On the contrary: There was no mistaking the message that Republicans were sending.  Targeting a wide range of groups, this boiled down to: “America is for us–not you”:

  • Republicans enraged and alienated Latinos by their constant anti-immigrant rhetoric–such as their nominee Mitt Romney’s comment that illegal aliens should “self-deport.”
  • Republicans enraged and alienated blacks by their constant hate-filled and often racist attacks on President Barack Obama.  Clint Eastwood’s empty chair “comedy” act at the Republican convention pleased his right-wing audience.  But it outraged a great many others–especially blacks.
  • Republicans enraged and alienated voters generally and minorities in particular by their blatant efforts to suppress the voting rights of their fellow citizens–especially those of non-whites.  Republicans falsely claimed widespread voter fraud in areas where there was no evidence of it.  When voter fraud was found, the culprit was a get-out-the-vote consulting firm hired by Republicans.
  • Republicans allowed their party to be represented by Donald Trump, the infamous oligarch.  When he  repeatedly claimed that Obama wasn’t an American citizen, Romney refused to dump him as the hate-filled racist he was.
  • Republicans refused to distance themselves from their “de facto” leader, right-wing pundit Rush Limbaugh.  Romney refused to condemn Limbaugh for calling Georgetown University law student Sandra Fluke a “slut” and a “prostitute” after she told Congress that insurance companies should cover contraceptives.
  • Republicans angered and alienated women by constantly talking about: Gutting Planned Parenthood; outlawing abortion; “legitimate rape” and banning birth control.
  • Republicans alienated gays by their blatantly anti-gay sentiments and steadfast opposition to same-sex marriage.
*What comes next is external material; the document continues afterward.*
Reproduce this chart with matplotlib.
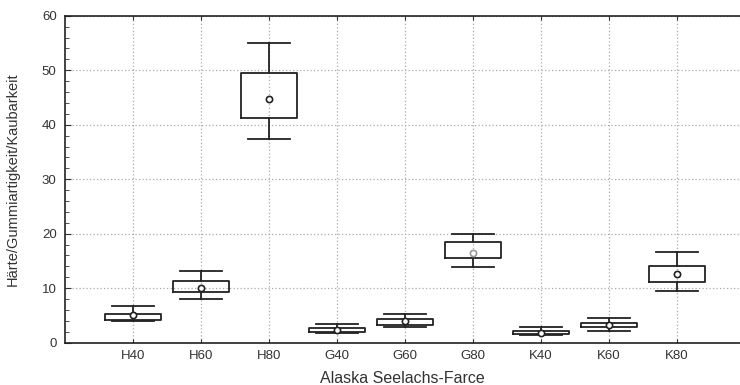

Ultimately, Republicans came to depend for their success on a voting group that’s constantly shrinking–-aging white males. Having alienated blacks, gays, women, Latinos and youths, the Republicans found themselves with no other sources of support.

CPAC’s website claimed the event would showcase “America’s Future: The Next Generation of Conservatives.  New Challenges, Timeless Principles.”

For many of the attending delegates, one of those “timeless principles” turned out to be old-fashioned racism.